Well this little blog has been a bit empty of new quilty pictures this summer but that doesn't mean I've not been sewing! I managed to twist my ankle down a rabbit hole on a dog walk on the glorious morning of the first day of the summer holidays and have spent the last 4 weeks in various casts and splints hobbling around! Now sadly that's meant that the computer ( upstairs) has been very neglected, hence the lack of quilty piccies, but it does mean that 4 weeks of foot up rest has been very productive for my quilt output! Ive spent the summer mostly finishing up various projects and i have managed to put a nice dent into the stack of quilt tops awaiting hand quilting! This one I call my Taj Mahal Quilt. Its very bright for me, but was a real push outside of my comfort zone colourwise. Its supposed to be a kind of Slumdog Millionaire/Mathew Williamson inspired hot summer quilt, doesn't it look fab in amongst the lush summer greens of the daylillies?




The fabric is Amy Butler, from the Soul Blossoms Range ( with a bit of Kaffe Fasset too), which you can still get hold of ( its a couple of years old), if not her latest range called Lark is starting to be available in the UK now and is very similar in vibe. I bought a fat quarter bundle with the plan to make bunting originally. It makes knockout bunting by the way - I have strings of it zig zagging my covered porch area outside the back door. I loved it so much I figured I needed to make a quilt too. I made the pattern up as i went along. I used shapes found in Indian and Moorish architecture and appliqued the blocks first.

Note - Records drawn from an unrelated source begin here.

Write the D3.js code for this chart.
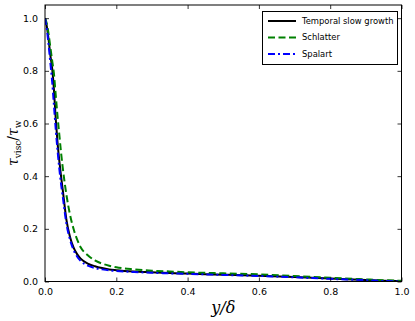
<!DOCTYPE html>
<html>

<head>
    <meta charset="UTF-8">
    <style>
        body { margin: 0; background: #fff; }
        svg { display: block; }
        .tick text { font-family: "DejaVu Sans", sans-serif; font-size: 9.5px; fill: #000; }
        .legend text { font-family: "DejaVu Sans", sans-serif; font-size: 8.4px; }
    </style>
</head>

<body>
    <svg></svg>
    <script src="https://d3js.org/d3.v7.min.js"></script>

    <script>

        let width = 415, height = 321;

        // y/delta positions
        const yDelta = [0, 0.005, 0.01, 0.015, 0.02, 0.025, 0.03, 0.035, 0.04, 0.045, 0.05, 0.06, 0.07, 0.08, 0.09, 0.1,
            0.12, 0.14, 0.16, 0.18, 0.2, 0.25, 0.3, 0.35, 0.4, 0.5, 0.6, 0.7, 0.8, 0.9, 0.95, 1.0];

        // tau_visc / tau_w for each source
        const temporal = [1.0, 0.97, 0.92, 0.86, 0.81, 0.73, 0.62, 0.53, 0.46, 0.40, 0.345, 0.235, 0.17, 0.13, 0.104, 0.087,
            0.068, 0.058, 0.051, 0.046, 0.043, 0.038, 0.035, 0.032, 0.030, 0.026, 0.022, 0.017, 0.011, 0.006, 0.003, 0.001];
        const schlatter = [1.0, 0.98, 0.94, 0.89, 0.84, 0.79, 0.71, 0.63, 0.56, 0.49, 0.43, 0.33, 0.255, 0.20, 0.16, 0.13,
            0.10, 0.08, 0.068, 0.06, 0.054, 0.046, 0.041, 0.038, 0.035, 0.031, 0.027, 0.021, 0.014, 0.008, 0.005, 0.003];
        const spalart = [1.0, 0.96, 0.90, 0.83, 0.76, 0.67, 0.58, 0.50, 0.43, 0.37, 0.32, 0.22, 0.16, 0.12, 0.095, 0.078,
            0.060, 0.051, 0.046, 0.042, 0.040, 0.036, 0.033, 0.031, 0.029, 0.025, 0.021, 0.016, 0.010, 0.005, 0.002, 0.0];

        const seriesNames = ["Temporal slow growth", "Schlatter", "Spalart"];
        const xTicks = [0, 0.2, 0.4, 0.6, 0.8, 1.0];
        const yTicks = [0, 0.2, 0.4, 0.6, 0.8, 1.0];

        let margin = { left: 45, right: 13.5, top: 5, bottom: 39.5 };

        let svg = d3.select("svg")
            .attr("width", width)
            .attr("height", height);

        let x = d3.scaleLinear().domain([0, 1]).range([margin.left, width - margin.right]);
        let y = d3.scaleLinear().domain([0, 1.05]).range([height - margin.bottom, margin.top]);

        let series = [
            { name: seriesNames[0], values: temporal, color: "#000000", dash: null },
            { name: seriesNames[1], values: schlatter, color: "#008000", dash: "7,3.5" },
            { name: seriesNames[2], values: spalart, color: "#0000ff", dash: "7,3,2,3" }
        ];

        let line = d3.line()
            .x((d, i) => x(yDelta[i]))
            .y(d => y(d))
            .curve(d3.curveMonotoneX);

        svg.append("defs").append("clipPath").attr("id", "clip")
            .append("rect")
            .attr("x", x(0)).attr("y", y(1.05))
            .attr("width", x(1) - x(0)).attr("height", y(0) - y(1.05));

        svg.append("g")
            .attr("clip-path", "url(#clip)")
            .selectAll("path")
            .data(series)
            .join("path")
            .attr("d", d => line(d.values))
            .attr("fill", "none")
            .attr("stroke", d => d.color)
            .attr("stroke-width", 2)
            .attr("stroke-dasharray", d => d.dash);

        // axes, ticks pointing inward like matplotlib classic
        let tickLen = 4;
        svg.append("g")
            .attr("transform", `translate(0,${y(0)})`)
            .call(d3.axisBottom(x).tickValues(xTicks).tickFormat(d3.format(".1f")).tickSizeInner(-tickLen).tickSizeOuter(0).tickPadding(7));
        svg.append("g")
            .attr("transform", `translate(0,${y(1.05)})`)
            .call(d3.axisTop(x).tickValues(xTicks).tickFormat("").tickSizeInner(-tickLen).tickSizeOuter(0));
        svg.append("g")
            .attr("transform", `translate(${x(0)},0)`)
            .call(d3.axisLeft(y).tickValues(yTicks).tickFormat(d3.format(".1f")).tickSizeInner(-tickLen).tickSizeOuter(0).tickPadding(7));
        svg.append("g")
            .attr("transform", `translate(${x(1)},0)`)
            .call(d3.axisRight(y).tickValues(yTicks).tickFormat("").tickSizeInner(-tickLen).tickSizeOuter(0));

        svg.selectAll(".domain").remove();
        svg.selectAll(".tick line").attr("stroke", "#000").attr("stroke-width", 0.8);

        svg.append("rect")
            .attr("x", x(0)).attr("y", y(1.05))
            .attr("width", x(1) - x(0)).attr("height", y(0) - y(1.05))
            .attr("fill", "none")
            .attr("stroke", "#000")
            .attr("stroke-width", 1);

        // axis labels
        svg.append("text")
            .attr("x", (x(0) + x(1)) / 2)
            .attr("y", 313)
            .attr("text-anchor", "middle")
            .style("font-family", "'DejaVu Serif', serif")
            .style("font-size", "16px")
            .style("font-style", "italic")
            .text("y/δ");

        let ylab = svg.append("text")
            .attr("transform", `translate(18,${(y(0) + y(1.05)) / 2}) rotate(-90)`)
            .attr("text-anchor", "middle")
            .style("font-family", "'DejaVu Serif', serif")
            .style("font-size", "14px");
        ylab.append("tspan").style("font-style", "italic").text("τ");
        ylab.append("tspan").attr("dy", 3).style("font-size", "9px").text("visc");
        ylab.append("tspan").attr("dy", -3).text("/");
        ylab.append("tspan").style("font-style", "italic").text("τ");
        ylab.append("tspan").attr("dy", 3).style("font-size", "9px").text("w");

        // legend
        let leg = svg.append("g").attr("class", "legend");
        leg.append("rect")
            .attr("x", 262.5).attr("y", 11.5)
            .attr("width", 135).attr("height", 53)
            .attr("fill", "#fff")
            .attr("stroke", "#000")
            .attr("stroke-width", 1);
        let rows = leg.selectAll("g.row")
            .data(series)
            .join("g")
            .attr("class", "row")
            .attr("transform", (d, i) => `translate(268,${21 + i * 16.5})`);
        rows.append("line")
            .attr("x1", 0).attr("x2", 28)
            .attr("stroke", d => d.color)
            .attr("stroke-width", 2)
            .attr("stroke-dasharray", d => d.dash);
        rows.append("text")
            .attr("x", 34)
            .attr("dy", "0.35em")
            .text(d => d.name);

    </script>

</body>

</html>
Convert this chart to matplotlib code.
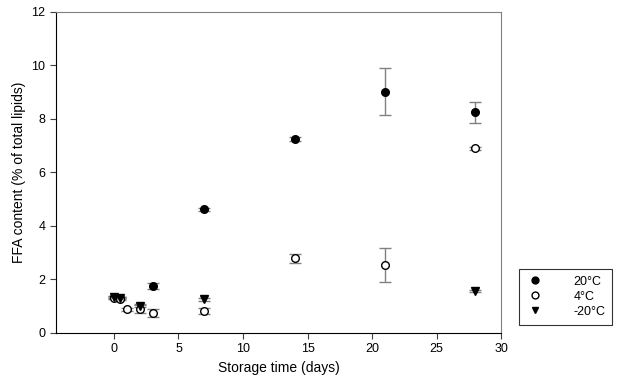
import numpy as np
import matplotlib.pyplot as plt

plt.rcParams['font.family'] = ['Liberation Sans', 'DejaVu Sans']

# 20°C
days_20 = [0, 0.5, 3, 7, 14, 21, 28]
ffa_20 = [1.33, 1.30, 1.76, 4.62, 7.26, 9.02, 8.25]
err_20 = [0.05, 0.05, 0.12, 0.06, 0.07, 0.87, 0.40]

# 4°C
days_4 = [0, 0.5, 1, 2, 3, 7, 14, 21, 28]
ffa_4 = [1.30, 1.28, 0.88, 0.90, 0.74, 0.82, 2.79, 2.55, 6.90]
err_4 = [0.04, 0.05, 0.06, 0.15, 0.14, 0.12, 0.17, 0.63, 0.05]

# -20°C
days_m20 = [0, 0.5, 2, 7, 28]
ffa_m20 = [1.34, 1.32, 1.02, 1.26, 1.56]
err_m20 = [0.03, 0.03, 0.05, 0.05, 0.04]

fig = plt.figure(figsize=(6.21, 3.84), dpi=100)
ax = fig.add_axes([0.090, 0.133, 0.717, 0.836])

ebkw = dict(ls='none', ecolor='#808080', elinewidth=1, capsize=4, capthick=1, ms=5.5)
ax.errorbar(days_20, ffa_20, yerr=err_20, fmt='o', color='black', mec='black', label='20°C', **ebkw)
ax.errorbar(days_4, ffa_4, yerr=err_4, fmt='o', mfc='white', mec='black', label='4°C', **ebkw)
ax.errorbar(days_m20, ffa_m20, yerr=err_m20, fmt='v', color='black', mec='black', label='-20°C', **ebkw)

ax.set_xlim(-4.5, 30)
ax.set_ylim(0, 12)
ax.set_xticks(np.arange(0, 31, 5))
ax.set_yticks(np.arange(0, 13, 2))
ax.tick_params(direction='out', length=4, labelsize=9, color='#404040')
for s in ['top', 'right']:
    ax.spines[s].set_color('#808080')
ax.set_xlabel('Storage time (days)', fontsize=10)
ax.set_ylabel('FFA content (% of total lipids)', fontsize=10)

handles, labels = ax.get_legend_handles_labels()
handles = [h[0] for h in handles]
leg = fig.legend(handles, labels, loc='upper left', bbox_to_anchor=(0.830, 0.31),
                 fontsize=9, frameon=True, fancybox=False, edgecolor='black',
                 handletextpad=2.4, borderpad=0.55, borderaxespad=0.3,
                 labelspacing=0.25, handlelength=1.4, markerscale=0.9)
leg.get_frame().set_linewidth(0.8)

fig.savefig('out.png', dpi=100)
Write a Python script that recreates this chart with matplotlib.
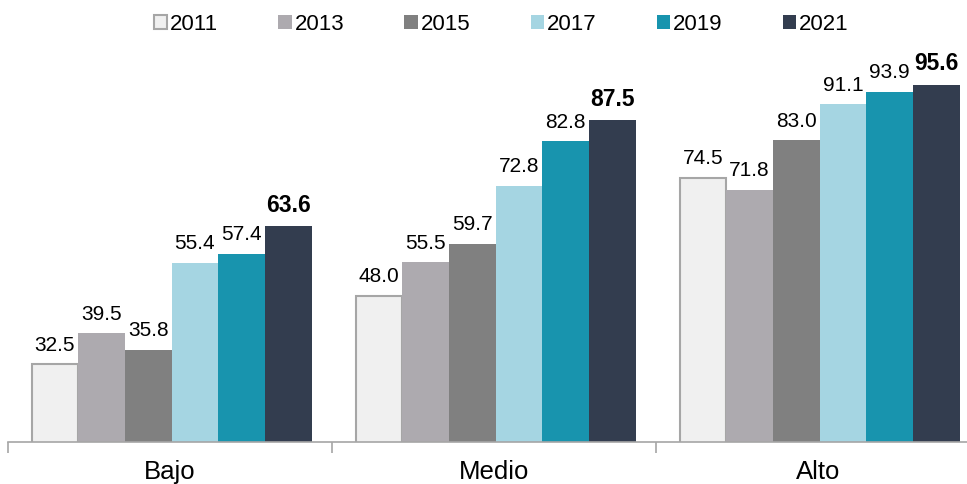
import numpy as np
import matplotlib.pyplot as plt
import matplotlib.transforms as mtransforms

plt.rcParams['font.family'] = ['Liberation Sans', 'DejaVu Sans']

# data
groups = ['Bajo', 'Medio', 'Alto']
years = ['2011', '2013', '2015', '2017', '2019', '2021']
values = {
    '2011': [32.5, 48.0, 74.5],
    '2013': [39.5, 55.5, 71.8],
    '2015': [35.8, 59.7, 83.0],
    '2017': [55.4, 72.8, 91.1],
    '2019': [57.4, 82.8, 93.9],
    '2021': [63.6, 87.5, 95.6],
}
colors = ['#F0F0F0', '#ADAAAF', '#808080', '#A5D5E2', '#1894AE', '#333D4F']

fig = plt.figure(figsize=(9.67, 4.84), dpi=100)
ax = fig.add_axes([8 / 967, 42 / 484, 959 / 967, 377 / 484])

x = np.arange(len(groups))
w = 0.144
for i, yr in enumerate(years):
    pos = x + (i - 2.5) * w + 0.005
    edge = '#A6A6A6' if yr == '2011' else 'none'
    lw = 1.5 if yr == '2011' else 0
    ax.bar(pos, values[yr], width=w, bottom=0, color=colors[i], edgecolor=edge,
           linewidth=lw, label=yr, zorder=2)
    for px, v in zip(pos, values[yr]):
        bold = yr == '2021'
        ax.text(px, v + 2.2, f'{v:.1f}', ha='center', va='bottom',
                fontsize=16.5 if bold else 15, fontweight='bold' if bold else 'normal',
                color='black')

ax.set_ylim(15, 100)
ax.set_xlim(-0.5, -0.5 + 959 / 324)
ax.set_yticks([])
for s in ['top', 'right', 'left']:
    ax.spines[s].set_visible(False)
ax.spines['bottom'].set_color('#A6A6A6')
ax.spines['bottom'].set_linewidth(1.2)

ax.set_xticks([-0.5, 0.5, 1.5])
ax.set_xticklabels([])
ax.tick_params(axis='x', length=8, color='#A6A6A6', width=1.2)

# group names under the axis
trans = mtransforms.blended_transform_factory(ax.transData, fig.transFigure)
for gx, g in zip(x, groups):
    ax.text(gx, 5 / 484, g, transform=trans, ha='center', va='baseline', fontsize=18.5)

ax.legend(loc='center', bbox_to_anchor=(501 / 967, 1 - 24 / 484), bbox_transform=fig.transFigure,
          ncol=6, frameon=False, fontsize=16, handlelength=0.6, handleheight=0.6,
          handletextpad=0.12, columnspacing=2.72, borderpad=0)

fig.savefig('out.png', dpi=100)
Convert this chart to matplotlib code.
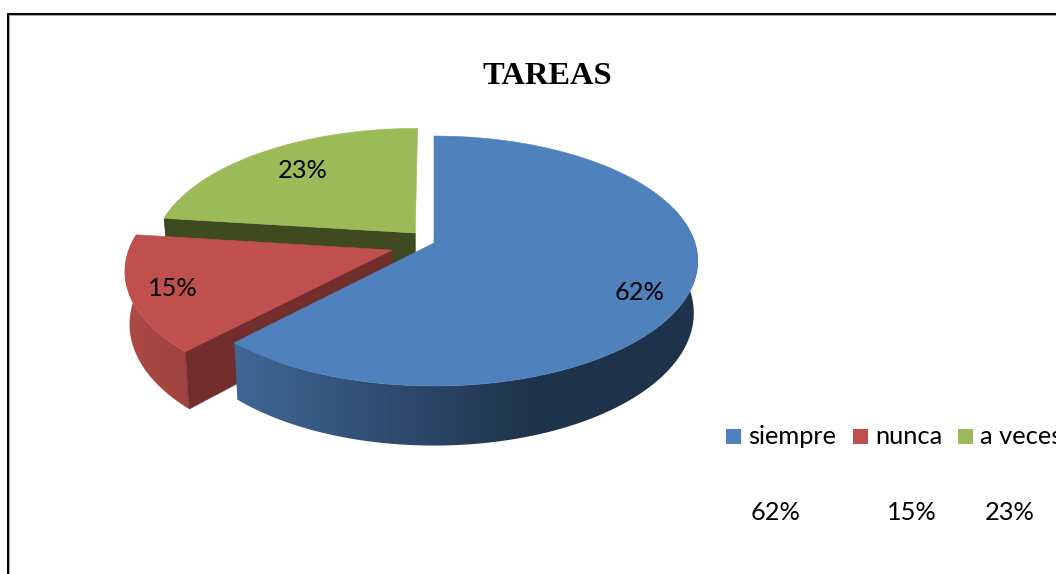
import numpy as np
import matplotlib
matplotlib.use("Agg")
import matplotlib.pyplot as plt
from matplotlib.colors import LinearSegmentedColormap
from matplotlib.patches import Polygon, Rectangle

# === data ===
categories = ["siempre", "nunca", "a veces"]
values = [62, 15, 23]
explode = [0.0, 0.17, 0.11]
colors = ["#4F81BD", "#C0504D", "#9BBB59"]
wall_colors = ["#1F3552", "#722E2D", "#3F4A20"]
title = "TAREAS"

# === pie geometry in pixels of the picture ===
CX, CY = 434, 243
RX, RY = 261, 122.4
K = 0.144          # perspective strength
DEPTH = 51
SHRINK = 0.985     # base of the pie is a bit narrower

W, H = 1056, 574
LABEL_FONT = ["Lato", "DejaVu Sans"]
LABEL_SIZE = 18.3

fig = plt.figure(figsize=(W / 100, H / 100), dpi=100)
ax = fig.add_axes([0, 0, 1, 1])


def project(theta, r, shift, bottom=False):
    """theta is clockwise from 12 o'clock, returns picture x, y."""
    x = r * np.sin(theta) + shift[0]
    y = -r * np.cos(theta) + shift[1]
    s = 1 / (1 - K * y)
    px = RX * x * s
    py = CY + RY * y * s
    if bottom:
        px = px * SHRINK
        py = py + DEPTH * s
    return CX + px, py


def draw_side(th, shift, cmap, z):
    # outer side: one horizontal gradient clipped to the band of the rim
    # the band starts behind the widest point, the top face covers that part
    th = th[np.cos(th) <= 0.3]
    if len(th) < 2:
        return  # rim of this slice faces away
    xt, yt = project(th, 1, shift)
    xb, yb = project(th, 1, shift, bottom=True)
    band = np.column_stack([np.r_[xt, xb[::-1]], np.r_[yt, yb[::-1]]])
    grad = np.linspace(0, 1, 256).reshape(1, -1)
    im = ax.imshow(grad, cmap=cmap, vmin=0, vmax=1, extent=(120, 540, H, 0), aspect="auto", zorder=z)
    # gradient stops at x=540, the rest of the rim stays at the darkest colour
    im2 = ax.imshow(np.ones((1, 1)), cmap=cmap, vmin=0, vmax=1, extent=(540, W, H, 0), aspect="auto", zorder=z)
    clip = Polygon(band, closed=True, transform=ax.transData, fc="none", ec="none")
    ax.add_patch(clip)
    im.set_clip_path(clip)
    im2.set_clip_path(clip)


def wall_quad(theta, shift, color, z):
    t = np.array([theta])
    a = project(np.array([0.0]), 0, shift)
    b = project(t, 1, shift)
    c = project(t, 1, shift, bottom=True)
    d = project(np.array([0.0]), 0, shift, bottom=True)
    pts = [(a[0][0], a[1][0]), (b[0][0], b[1][0]), (c[0][0], c[1][0]), (d[0][0], d[1][0])]
    ax.add_patch(Polygon(pts, closed=True, fc=color, ec=color, lw=0.4, zorder=z))


fractions = np.array(values) / sum(values)
edges = np.concatenate([[0], np.cumsum(fractions)]) * 2 * np.pi

side_maps = [
    LinearSegmentedColormap.from_list("b", [(0, "#4A77AE"), (0.3, "#3F6593"), (0.75, "#2A4465"), (1, "#1E3249")]),
    LinearSegmentedColormap.from_list("r", [(0, "#AD4A46"), (0.2, "#9C413E"), (1, "#722E2D")]),
    LinearSegmentedColormap.from_list("g", [(0, "#3F4A20"), (1, "#3F4A20")]),
]

# back to front: green, red, blue
for idx, z in [(2, 2), (1, 4), (0, 6)]:
    start, end = edges[idx], edges[idx + 1]
    mid = (start + end) / 2
    shift = (explode[idx] * np.sin(mid), -explode[idx] * np.cos(mid))
    th = np.linspace(start, end, 160)
    draw_side(th, shift, side_maps[idx], z)
    if idx in (1, 2):
        wall_quad(start, shift, wall_colors[idx], z)
    xt, yt = project(th, 1, shift)
    ax0, ay0 = project(np.array([0.0]), 0, shift)
    top = np.column_stack([np.r_[ax0, xt], np.r_[ay0, yt]])
    ax.add_patch(Polygon(top, closed=True, fc=colors[idx], ec=colors[idx], lw=0.4, zorder=z + 1))

# === labels on the pie ===
pie_label_xy = [(640, 293), (173, 289), (303, 171)]
for v, (x, y) in zip(values, pie_label_xy):
    ax.text(x, y, f"{v}%", fontsize=LABEL_SIZE, family=LABEL_FONT, ha="center", va="center", color="black", zorder=10)

ax.text(547, 76, title, fontsize=23.4, family=["Liberation Serif"], fontweight="bold", ha="center", va="center")

# === legend row and the percent row under it ===
legend_box_x = [726, 853, 958]
legend_value_x = [776, 912, 1010]
for name, v, c, bx, vx in zip(categories, values, colors, legend_box_x, legend_value_x):
    ax.add_patch(Rectangle((bx, 429), 15, 15, fc=c, ec="none"))
    ax.text(bx + 22, 444, name, fontsize=LABEL_SIZE, family=LABEL_FONT, ha="left", va="baseline", color="black")
    ax.text(vx, 512, f"{v}%", fontsize=LABEL_SIZE, family=LABEL_FONT, ha="center", va="center", color="black")

# === frame, cut by the picture on the right and at the bottom ===
ax.plot([9, 9], [H, 15], color="#9a9a9a", lw=1.2, solid_capstyle="butt", zorder=1)
ax.plot([9, W], [15, 15], color="#9a9a9a", lw=1.2, solid_capstyle="butt", zorder=1)
ax.plot([7.5, 7.5, W], [H, 13.5, 13.5], color="black", lw=1.4, solid_joinstyle="miter", zorder=1)

ax.set_xlim(0, W)
ax.set_ylim(H, 0)
ax.axis("off")

plt.savefig("out.png", dpi=100)
plt.close()
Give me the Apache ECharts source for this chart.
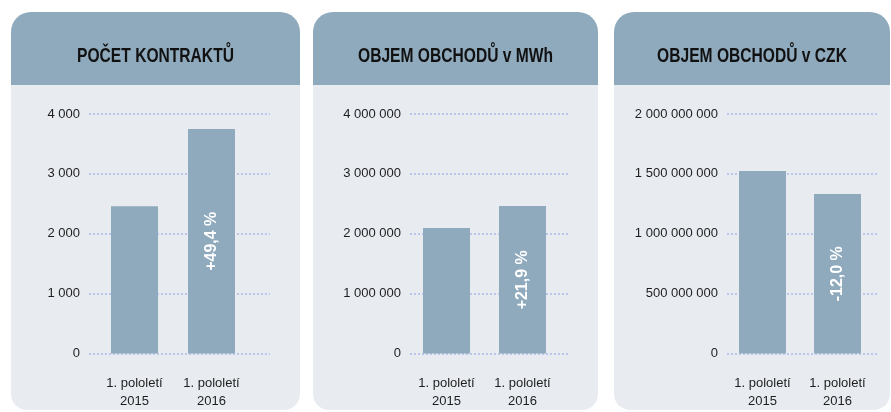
<!DOCTYPE html>
<html>
<head>
<meta charset="utf-8">
<script src="https://cdn.jsdelivr.net/npm/echarts@6/dist/echarts.min.js"></script>
<style>
html,body{margin:0;padding:0;background:#ffffff;}
#chart{width:891px;height:412px;}
</style>
</head>
<body>
<div id="chart"></div>
<script>
// ---- data ----
const categories = ['1. pololetí\n2015', '1. pololetí\n2016'];
const panelTitles = ['POČET KONTRAKTŮ', 'OBJEM OBCHODŮ v MWh', 'OBJEM OBCHODŮ v CZK'];
const contracts = [2460, 3750];
const volumeMWh = [2095000, 2462000];
const volumeCZK = [1524000000, 1332000000];
const changeLabels = ['+49,4 %', '+21,9 %', '-12,0 %'];
const axisMax = [4000, 4000000, 2000000000];
const axisStep = [1000, 1000000, 500000000];

const seriesValues = [contracts, volumeMWh, volumeCZK];

// ---- layout (styles only) ----
const FONT = "'Liberation Sans', Arial, sans-serif";
const HEADER = '#8faabd';
const BODY = '#e8ebf0';
const BAR = '#8faabd';
const GRIDC = '#aabaea';
const TEXT = '#1e1e1e';

const panels = [
  {x: 11, w: 289, gridL: 89, gridW: 181, barL: 96, barW: 154},
  {x: 313, w: 285, gridL: 410, gridW: 159, barL: 408.5, barW: 152},
  {x: 614, w: 276, gridL: 727, gridW: 151, barL: 725, barW: 150}
];
const TOP = 114, H = 239.5;

function fmt(v) {
  return String(v).replace(/\B(?=(\d{3})+(?!\d))/g, ' ');
}

const grid = [], xAxis = [], yAxis = [], series = [], graphic = [];

panels.forEach((p, i) => {
  // background panel
  graphic.push({
    type: 'rect', z: -10, silent: true,
    shape: {x: p.x, y: 85, width: p.w, height: 325, r: [0, 0, 16, 16]},
    style: {fill: BODY}
  });
  graphic.push({
    type: 'rect', z: -10, silent: true,
    shape: {x: p.x, y: 12, width: p.w, height: 73, r: [20, 20, 0, 0]},
    style: {fill: HEADER}
  });
  graphic.push({
    type: 'text', z: -5, silent: true,
    x: p.x + p.w / 2, y: 56.5, scaleX: 0.8,
    style: {
      text: panelTitles[i], align: 'center', verticalAlign: 'middle',
      fontFamily: FONT, fontWeight: 'bold', fontSize: 19.5, fill: '#111111'
    }
  });

  // grid for gridlines + value labels
  const gi = grid.length;
  grid.push({left: p.gridL, top: TOP, width: p.gridW, height: H});
  xAxis.push({gridIndex: gi, type: 'value', show: false, min: 0, max: 1});
  yAxis.push({
    gridIndex: gi, type: 'value', min: 0, max: axisMax[i], interval: axisStep[i],
    axisLine: {show: false}, axisTick: {show: false},
    axisLabel: {margin: 9, color: TEXT, fontFamily: FONT, fontSize: 13, formatter: fmt},
    splitLine: {show: true, lineStyle: {color: GRIDC, width: 1.5, type: [2, 2]}}
  });

  // grid for bars
  const bi = grid.length;
  grid.push({left: p.barL, top: TOP, width: p.barW, height: H});
  xAxis.push({
    gridIndex: bi, type: 'category', data: categories,
    axisLine: {show: false}, axisTick: {show: false},
    axisLabel: {interval: 0, margin: 21, color: TEXT, fontFamily: FONT, fontSize: 13, lineHeight: 18}
  });
  yAxis.push({
    gridIndex: bi, type: 'value', min: 0, max: axisMax[i], interval: axisStep[i],
    show: false, splitLine: {show: false}
  });

  series.push({
    type: 'bar', xAxisIndex: bi, yAxisIndex: bi,
    barWidth: 47,
    itemStyle: {color: BAR},
    data: seriesValues[i].map((v, k) => k === 1 ? {
      value: v,
      label: {
        show: true, position: 'inside', rotate: 90,
        formatter: changeLabels[i],
        color: '#ffffff', fontFamily: FONT, fontWeight: 'bold', fontSize: 16
      }
    } : v)
  });
});

const chart = echarts.init(document.getElementById('chart'), null, {renderer: 'canvas'});
chart.setOption({
  animation: false,
  backgroundColor: '#ffffff',
  graphic: graphic,
  grid: grid,
  xAxis: xAxis,
  yAxis: yAxis,
  series: series
});
</script>
</body>
</html>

When i started out i was a bit scared of how MUCH pattern there was, so i separated them by using the solid colour backgrounds, but then i got more comfortable with it and I decided on the lush border using small squares on point as it kind of reminded me of a tiled floor? This is a definite example where you have to jump in with both feet and embrace the riot of patchwork! I wasn't sure I would love it to begin with but I really do, its such a perfect summery quilt, I figured you'd enjoy sharing it here.